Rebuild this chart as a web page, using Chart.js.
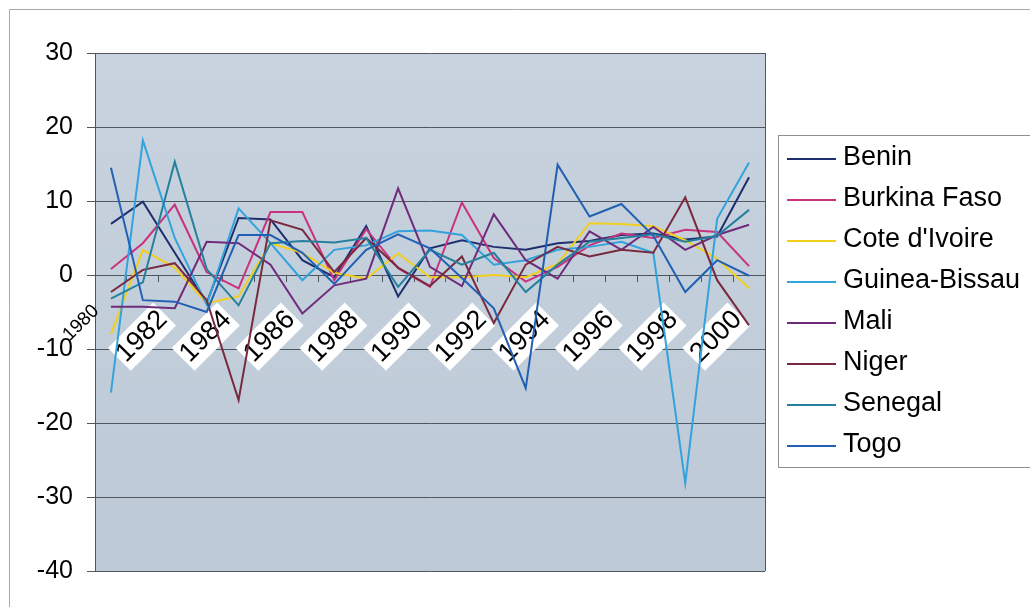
<!DOCTYPE html>
<html>
<head>
<meta charset="utf-8">
<script src="https://cdn.jsdelivr.net/npm/chart.js@4.4.1/dist/chart.umd.min.js"></script>
<style>
  html, body { margin: 0; padding: 0; background: #ffffff; }
  #wrap { width: 1030px; height: 607px; position: relative; }
</style>
</head>
<body>
<div id="wrap"><canvas id="c" width="1030" height="607"></canvas></div>
<script>
// Annual change (%) by country, 1980-2000
const years = ['1980','1981','1982','1983','1984','1985','1986','1987','1988','1989','1990',
               '1991','1992','1993','1994','1995','1996','1997','1998','1999','2000'];

const benin        = [6.9, 9.9, 3.0, -3.8, 7.7, 7.5, 2.0, -0.3, 6.6, -2.9, 3.6, 4.7, 3.8, 3.4, 4.3, 4.6, 5.4, 5.6, 4.8, 5.2, 13.2];
const burkinaFaso  = [0.8, 4.3, 9.5, 0.4, -1.8, 8.5, 8.5, -0.7, 6.2, 0.9, -1.6, 9.8, 2.3, -0.9, 1.1, 4.0, 5.6, 5.0, 6.1, 5.8, 1.2];
const coteDIvoire  = [-8.0, 3.4, 1.0, -3.8, -2.9, 4.3, 3.0, 0.3, -0.5, 2.9, -0.3, -0.3, 0.0, -0.3, 1.5, 7.0, 6.9, 6.6, 4.7, 2.2, -1.8];
const guineaBissau = [-15.9, 18.2, 5.0, -4.0, 9.0, 4.3, -0.7, 3.4, 4.0, 5.9, 6.0, 5.4, 1.4, 2.0, 3.4, 3.8, 4.5, 3.0, -28.1, 7.6, 15.2];
const mali         = [-4.3, -4.3, -4.5, 4.5, 4.3, 1.4, -5.2, -1.4, -0.5, 11.7, 1.1, -1.5, 8.2, 2.0, -0.5, 5.9, 3.4, 6.5, 3.4, 5.4, 6.8];
const niger        = [-2.3, 0.7, 1.6, -3.4, -16.9, 7.4, 6.1, 0.4, 5.0, 1.0, -1.5, 2.5, -6.5, 1.4, 3.8, 2.5, 3.4, 3.0, 10.5, -0.7, -6.8];
const senegal      = [-3.2, -1.0, 15.3, 0.8, -4.1, 4.3, 4.6, 4.4, 5.0, -1.6, 3.4, 1.4, 3.0, -2.3, 1.4, 4.5, 5.0, 5.5, 4.5, 5.3, 8.8];
const togo         = [14.5, -3.4, -3.6, -5.0, 5.4, 5.4, 3.0, -1.2, 3.4, 5.5, 3.6, -0.4, -4.5, -15.3, 14.9, 7.9, 9.6, 5.3, -2.3, 2.0, -0.1];

const seriesNames  = ['Benin', 'Burkina Faso', "Cote d'Ivoire", 'Guinea-Bissau', 'Mali', 'Niger', 'Senegal', 'Togo'];
const seriesValues = [benin, burkinaFaso, coteDIvoire, guineaBissau, mali, niger, senegal, togo];
const seriesColors = ['#1d2f6f', '#c8327e', '#f0cf1e', '#32a3dc', '#6f2c7c', '#7a2a3e', '#24809e', '#2160b2'];

const yTicks = { min: -40, max: 30, step: 10 };

const FONT = '"Liberation Sans", Arial, Helvetica, sans-serif';
const AXIS_GRAY = '#50565d';

// Plot background, outer frame and right-hand border of the plot
const plotFrame = {
  id: 'plotFrame',
  beforeDraw(chart) {
    const { ctx, chartArea: a } = chart;
    ctx.save();
    ctx.strokeStyle = '#a9a9a9';
    ctx.lineWidth = 1;
    ctx.beginPath();
    ctx.moveTo(9.5, 607);
    ctx.lineTo(9.5, 9.5);
    ctx.lineTo(1030, 9.5);
    ctx.stroke();
    const g = ctx.createLinearGradient(0, a.top, 0, a.bottom);
    g.addColorStop(0, '#c8d3df');
    g.addColorStop(1, '#bdc9d6');
    ctx.fillStyle = g;
    ctx.fillRect(a.left, a.top, a.right - a.left, a.bottom - a.top);
    ctx.restore();
  },
  beforeDatasetsDraw(chart) {
    const { ctx, chartArea: a } = chart;
    ctx.save();
    ctx.strokeStyle = AXIS_GRAY;
    ctx.lineWidth = 1;
    ctx.beginPath();
    ctx.moveTo(Math.round(a.right) + 0.5, a.top);
    ctx.lineTo(Math.round(a.right) + 0.5, a.bottom);
    ctx.stroke();
    ctx.restore();
  },
  // the first year label sits outside the plot, smaller and without a backdrop
  afterDraw(chart) {
    const { ctx } = chart;
    const x0 = chart.scales.x.getPixelForValue(0);
    const y0 = chart.scales.y.getPixelForValue(0);
    ctx.save();
    ctx.translate(x0 - 15, y0 + 33);
    ctx.rotate(-Math.PI / 4);
    ctx.font = '19px ' + FONT;
    ctx.fillStyle = '#000000';
    ctx.textAlign = 'right';
    ctx.textBaseline = 'middle';
    ctx.fillText(years[0], 0, 0);
    ctx.restore();
  }
};

// Boxed legend with line samples on the right
const boxedLegend = {
  id: 'boxedLegend',
  afterDraw(chart) {
    const ctx = chart.ctx;
    ctx.save();
    ctx.strokeStyle = '#8f8f8f';
    ctx.lineWidth = 1;
    ctx.strokeRect(778.5, 135.5, 300, 332);
    ctx.font = '27px ' + FONT;
    ctx.textBaseline = 'middle';
    ctx.textAlign = 'left';
    chart.data.datasets.forEach((ds, i) => {
      const y = 158 + i * 41;
      ctx.strokeStyle = ds.borderColor;
      ctx.lineWidth = 2;
      ctx.beginPath();
      ctx.moveTo(787, y + 1);
      ctx.lineTo(836, y + 1);
      ctx.stroke();
      ctx.fillStyle = '#000000';
      ctx.fillText(ds.label, 843, y);
    });
    ctx.restore();
  }
};

new Chart(document.getElementById('c'), {
  type: 'line',
  data: {
    labels: years,
    datasets: seriesNames.map((name, i) => ({
      label: name,
      data: seriesValues[i],
      borderColor: seriesColors[i],
      backgroundColor: seriesColors[i],
      borderWidth: 2,
      pointRadius: 0,
      tension: 0,
      fill: false,
      order: seriesNames.length - i
    }))
  },
  options: {
    responsive: false,
    animation: false,
    devicePixelRatio: 1,
    layout: { padding: { left: 0, top: 53, right: 265, bottom: 36 } },
    plugins: {
      legend: { display: false },
      tooltip: { enabled: false }
    },
    scales: {
      x: {
        type: 'category',
        position: { y: 0 },
        offset: true,
        grid: { drawOnChartArea: false, offset: true, tickLength: 6, color: AXIS_GRAY },
        border: { display: true, color: AXIS_GRAY },
        ticks: {
          autoSkip: false,
          minRotation: 45,
          maxRotation: 45,
          padding: 23,
          labelOffset: -23,
          color: '#000000',
          font: { family: FONT, size: 27 },
          callback: (value, index) => (index > 0 && index % 2 === 0 ? years[index] : ''),
          showLabelBackdrop: true,
          backdropColor: (ctx) => (ctx.index > 0 && ctx.index % 2 === 0 ? '#ffffff' : 'rgba(255,255,255,0)'),
          backdropPadding: { left: 2, right: 2, top: 0, bottom: 0 }
        }
      },
      y: {
        min: yTicks.min,
        max: yTicks.max,
        afterFit: (scale) => { scale.width = 95; },
        grid: { color: AXIS_GRAY, tickLength: 8 },
        border: { display: true, color: AXIS_GRAY },
        ticks: {
          stepSize: yTicks.step,
          padding: 14,
          color: '#000000',
          font: { family: FONT, size: 25 }
        }
      }
    }
  },
  plugins: [plotFrame, boxedLegend]
});
</script>
</body>
</html>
----------
_YOUR INSTRUCTIONS_: Skip the images and write out the rest of the listing exactly.

_FINAL RESULT_:
Rebuild this chart as a web page, using Chart.js.
<!DOCTYPE html>
<html>
<head>
<meta charset="utf-8">
<script src="https://cdn.jsdelivr.net/npm/chart.js@4.4.1/dist/chart.umd.min.js"></script>
<style>
  html, body { margin: 0; padding: 0; background: #ffffff; }
  #wrap { width: 1030px; height: 607px; position: relative; }
</style>
</head>
<body>
<div id="wrap"><canvas id="c" width="1030" height="607"></canvas></div>
<script>
// Annual change (%) by country, 1980-2000
const years = ['1980','1981','1982','1983','1984','1985','1986','1987','1988','1989','1990',
               '1991','1992','1993','1994','1995','1996','1997','1998','1999','2000'];

const benin        = [6.9, 9.9, 3.0, -3.8, 7.7, 7.5, 2.0, -0.3, 6.6, -2.9, 3.6, 4.7, 3.8, 3.4, 4.3, 4.6, 5.4, 5.6, 4.8, 5.2, 13.2];
const burkinaFaso  = [0.8, 4.3, 9.5, 0.4, -1.8, 8.5, 8.5, -0.7, 6.2, 0.9, -1.6, 9.8, 2.3, -0.9, 1.1, 4.0, 5.6, 5.0, 6.1, 5.8, 1.2];
const coteDIvoire  = [-8.0, 3.4, 1.0, -3.8, -2.9, 4.3, 3.0, 0.3, -0.5, 2.9, -0.3, -0.3, 0.0, -0.3, 1.5, 7.0, 6.9, 6.6, 4.7, 2.2, -1.8];
const guineaBissau = [-15.9, 18.2, 5.0, -4.0, 9.0, 4.3, -0.7, 3.4, 4.0, 5.9, 6.0, 5.4, 1.4, 2.0, 3.4, 3.8, 4.5, 3.0, -28.1, 7.6, 15.2];
const mali         = [-4.3, -4.3, -4.5, 4.5, 4.3, 1.4, -5.2, -1.4, -0.5, 11.7, 1.1, -1.5, 8.2, 2.0, -0.5, 5.9, 3.4, 6.5, 3.4, 5.4, 6.8];
const niger        = [-2.3, 0.7, 1.6, -3.4, -16.9, 7.4, 6.1, 0.4, 5.0, 1.0, -1.5, 2.5, -6.5, 1.4, 3.8, 2.5, 3.4, 3.0, 10.5, -0.7, -6.8];
const senegal      = [-3.2, -1.0, 15.3, 0.8, -4.1, 4.3, 4.6, 4.4, 5.0, -1.6, 3.4, 1.4, 3.0, -2.3, 1.4, 4.5, 5.0, 5.5, 4.5, 5.3, 8.8];
const togo         = [14.5, -3.4, -3.6, -5.0, 5.4, 5.4, 3.0, -1.2, 3.4, 5.5, 3.6, -0.4, -4.5, -15.3, 14.9, 7.9, 9.6, 5.3, -2.3, 2.0, -0.1];

const seriesNames  = ['Benin', 'Burkina Faso', "Cote d'Ivoire", 'Guinea-Bissau', 'Mali', 'Niger', 'Senegal', 'Togo'];
const seriesValues = [benin, burkinaFaso, coteDIvoire, guineaBissau, mali, niger, senegal, togo];
const seriesColors = ['#1d2f6f', '#c8327e', '#f0cf1e', '#32a3dc', '#6f2c7c', '#7a2a3e', '#24809e', '#2160b2'];

const yTicks = { min: -40, max: 30, step: 10 };

const FONT = '"Liberation Sans", Arial, Helvetica, sans-serif';
const AXIS_GRAY = '#50565d';

// Plot background, outer frame and right-hand border of the plot
const plotFrame = {
  id: 'plotFrame',
  beforeDraw(chart) {
    const { ctx, chartArea: a } = chart;
    ctx.save();
    ctx.strokeStyle = '#a9a9a9';
    ctx.lineWidth = 1;
    ctx.beginPath();
    ctx.moveTo(9.5, 607);
    ctx.lineTo(9.5, 9.5);
    ctx.lineTo(1030, 9.5);
    ctx.stroke();
    const g = ctx.createLinearGradient(0, a.top, 0, a.bottom);
    g.addColorStop(0, '#c8d3df');
    g.addColorStop(1, '#bdc9d6');
    ctx.fillStyle = g;
    ctx.fillRect(a.left, a.top, a.right - a.left, a.bottom - a.top);
    ctx.restore();
  },
  beforeDatasetsDraw(chart) {
    const { ctx, chartArea: a } = chart;
    ctx.save();
    ctx.strokeStyle = AXIS_GRAY;
    ctx.lineWidth = 1;
    ctx.beginPath();
    ctx.moveTo(Math.round(a.right) + 0.5, a.top);
    ctx.lineTo(Math.round(a.right) + 0.5, a.bottom);
    ctx.stroke();
    ctx.restore();
  },
  // the first year label sits outside the plot, smaller and without a backdrop
  afterDraw(chart) {
    const { ctx } = chart;
    const x0 = chart.scales.x.getPixelForValue(0);
    const y0 = chart.scales.y.getPixelForValue(0);
    ctx.save();
    ctx.translate(x0 - 15, y0 + 33);
    ctx.rotate(-Math.PI / 4);
    ctx.font = '19px ' + FONT;
    ctx.fillStyle = '#000000';
    ctx.textAlign = 'right';
    ctx.textBaseline = 'middle';
    ctx.fillText(years[0], 0, 0);
    ctx.restore();
  }
};

// Boxed legend with line samples on the right
const boxedLegend = {
  id: 'boxedLegend',
  afterDraw(chart) {
    const ctx = chart.ctx;
    ctx.save();
    ctx.strokeStyle = '#8f8f8f';
    ctx.lineWidth = 1;
    ctx.strokeRect(778.5, 135.5, 300, 332);
    ctx.font = '27px ' + FONT;
    ctx.textBaseline = 'middle';
    ctx.textAlign = 'left';
    chart.data.datasets.forEach((ds, i) => {
      const y = 158 + i * 41;
      ctx.strokeStyle = ds.borderColor;
      ctx.lineWidth = 2;
      ctx.beginPath();
      ctx.moveTo(787, y + 1);
      ctx.lineTo(836, y + 1);
      ctx.stroke();
      ctx.fillStyle = '#000000';
      ctx.fillText(ds.label, 843, y);
    });
    ctx.restore();
  }
};

new Chart(document.getElementById('c'), {
  type: 'line',
  data: {
    labels: years,
    datasets: seriesNames.map((name, i) => ({
      label: name,
      data: seriesValues[i],
      borderColor: seriesColors[i],
      backgroundColor: seriesColors[i],
      borderWidth: 2,
      pointRadius: 0,
      tension: 0,
      fill: false,
      order: seriesNames.length - i
    }))
  },
  options: {
    responsive: false,
    animation: false,
    devicePixelRatio: 1,
    layout: { padding: { left: 0, top: 53, right: 265, bottom: 36 } },
    plugins: {
      legend: { display: false },
      tooltip: { enabled: false }
    },
    scales: {
      x: {
        type: 'category',
        position: { y: 0 },
        offset: true,
        grid: { drawOnChartArea: false, offset: true, tickLength: 6, color: AXIS_GRAY },
        border: { display: true, color: AXIS_GRAY },
        ticks: {
          autoSkip: false,
          minRotation: 45,
          maxRotation: 45,
          padding: 23,
          labelOffset: -23,
          color: '#000000',
          font: { family: FONT, size: 27 },
          callback: (value, index) => (index > 0 && index % 2 === 0 ? years[index] : ''),
          showLabelBackdrop: true,
          backdropColor: (ctx) => (ctx.index > 0 && ctx.index % 2 === 0 ? '#ffffff' : 'rgba(255,255,255,0)'),
          backdropPadding: { left: 2, right: 2, top: 0, bottom: 0 }
        }
      },
      y: {
        min: yTicks.min,
        max: yTicks.max,
        afterFit: (scale) => { scale.width = 95; },
        grid: { color: AXIS_GRAY, tickLength: 8 },
        border: { display: true, color: AXIS_GRAY },
        ticks: {
          stepSize: yTicks.step,
          padding: 14,
          color: '#000000',
          font: { family: FONT, size: 25 }
        }
      }
    }
  },
  plugins: [plotFrame, boxedLegend]
});
</script>
</body>
</html>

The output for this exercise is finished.